5. Vietnam Museum of Ethnology

Many people say this is the museum they enjoyed the most in Hanoi. It contains art and artifacts showcasing the 54 different ethnic groups that make up the nation of Vietnam. One of the more interesting things for visitors is that there are replicas of types of housing that has been used by differing ethnicities and folks can wander through the housing seeing how people have lived in different areas of Vietnam through the years.

6. Vietnam Military History Museum and Hanoi Flag Tower plus The Ho Chi Minh Mausoleum

The war museum and the Ho Chi Minh Mausoleum are within walking distance, and you can see both of them on the same day. At the war museum, you can see actual tanks and weapons including a vintage MiG fighter. If you do go to see the preserved body of Ho Chi Minh, a man who was driven his entire adult life to see Vietnam become a free country, please be aware that he is a venerated figure to the people of Vietnam and a dress code is required. So please do not show up in short pants, for example. Expect a long line. The Hanoi Flag Tower has become an iconic symbol of the city.

7. Water Puppet Theatre

This is an art form unique to Vietnam and actually quite entertaining…for about 30 minutes. Most performances last about 1 hour, however. This form of puppetry developed in the inundated rice fields of the country and the puppets seem to glide along the water in the various skits performed (the puppets are operated with manual controls and levers under the water by puppeteers behind a screen). I would recommend that you see this type of performance as it is uncommon outside of Vietnam. The traditional Vietnamese folk music which is played along with the performance is definitely worth hearing. If you get tired of the water puppets, just close your eyes and enjoy the highly percussive music.

8. Hoàn Kiếm Lake

If you book a hotel near the lake, you can walk to many of the places on this list. On Friday, Saturday and Sunday night they cordon off the streets around this lake and a big gathering commences with people hanging out and eating the various types of street food available. On the mornings after, groups of volunteers of all ages wander the area, each person with salad tongs and a plastic bag, to pick up all the litter. I smile as I remember this resourceful use of salad tongs and the diligence of the volunteers. Sunday morning a huge gathering of yoga enthusiasts gathers at the lake.
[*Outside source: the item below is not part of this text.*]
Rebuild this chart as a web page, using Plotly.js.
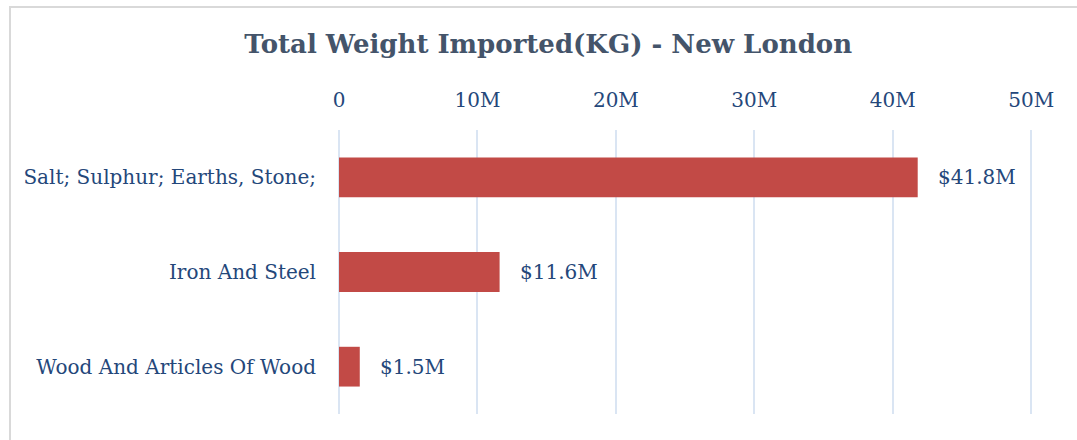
<!DOCTYPE html>
<html>
<head>
<meta charset="utf-8">
<script src="https://cdn.plot.ly/plotly-3.0.1.min.js"></script>
<style>
  body { margin: 0; background: #fff; }
  #frame { position: absolute; left: 9px; top: 6px; width: 1100px; height: 460px; border: 2px solid #d9d9d9; }
  #chart { position: absolute; left: 0; top: 0; width: 1077px; height: 440px; }
</style>
</head>
<body>
<div id="frame"></div>
<div id="chart"></div>
<script>
var categories = ['Salt; Sulphur; Earths, Stone;', 'Iron And Steel', 'Wood And Articles Of Wood'];
var weights = [41800000, 11600000, 1500000];
var labels = ['$41.8M', '$11.6M', '$1.5M'];

var blue = '#24477a';
var grid = '#dae5f3';
var font = 'DejaVu Serif';

var bars = {
    type: 'bar',
    orientation: 'h',
    y: categories,
    x: weights,
    marker: {color: '#c24a46'},
    width: 0.42,
    hoverinfo: 'none'
};

var notes = categories.map(function (c, i) {
    return {x: weights[i], y: c, text: labels[i], showarrow: false,
        xanchor: 'left', xshift: 18, font: {family: font, size: 20, color: blue}};
});

var layout = {
    title: {text: '<b>Total Weight Imported(KG) - New London</b>', x: 0.509, xref: 'container',
        y: 0.9, yref: 'container', yanchor: 'middle',
        font: {family: font, size: 26, color: '#44546a'}},
    margin: {l: 339, r: 43, t: 130, b: 26},
    showlegend: false,
    xaxis: {side: 'top', range: [0, 50200000], tickvals: [0, 10000000, 20000000, 30000000, 40000000, 50000000],
        ticktext: ['0', '10M', '20M', '30M', '40M', '50M'], showgrid: true, gridcolor: grid, gridwidth: 2,
        zeroline: true, zerolinecolor: grid, zerolinewidth: 2,
        ticklabelstandoff: 18, tickfont: {family: font, size: 20, color: blue}, fixedrange: true},
    yaxis: {autorange: 'reversed', showgrid: false, ticklabelstandoff: 22,
        tickfont: {family: font, size: 20, color: blue}},
    annotations: notes,
    paper_bgcolor: 'rgba(0,0,0,0)',
    plot_bgcolor: 'rgba(0,0,0,0)'
};

Plotly.newPlot('chart', [bars], layout, {displayModeBar: false, staticPlot: true});
</script>
</body>
</html>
Every morning, starting at sunrise, the lake serves as a place for people to congregate for their morning exercises and you can see people sitting on benches at this lake well into the night. If you are a foreigner expecting to sit down and rest for a while, children might come up to you to practice their English, as English learning center teachers encourage them to do this. They are always grateful when you can chat with them for a while.

The lake’s name means Lake of the Returned Sword. The story goes that while fishing on the lake, King Le Loi’s friend accidentally brought up a long bar of gold. The king realized this was a gift from the gods and produced a magical sword from this gold which he ultimately used to repel invaders from a Ming army. Later, while boating on the lake, a big, golden turtle asked him for the sword back and the king complied. The moral of the story seems to be that the sword which was used to repel invaders to Vietnam should not be used in the governance of the people of Vietnam.

9. Thê Húc Bridge/ Ngoc Son Temple

For a small fee you can cross the red Thê Húc Bridge and visit a temple in the middle of Hoàn Kiếm Lake on Jade Island. The temple is dedicated to a warrior who led an army which pushed back hundreds of thousands of invaders from Mongolia in the 1200s. People still burn incense and pray at this temple, so you are discouraged from taking photos inside.

10. Saint Joseph Cathedral of Hanoi

This is the oldest church in Hanoi, built by the French in the late 1800s in a neo-gothic style meant to be reminiscent of Notre Dame. It is a Catholic Church and, when I attended a service on a Wednesday night, I was surprised to find that many Vietnamese had shown up to worship (there are nightly services in Vietnamese). It is located in the Old Quarter, very close to the Lake of the Returned Sword.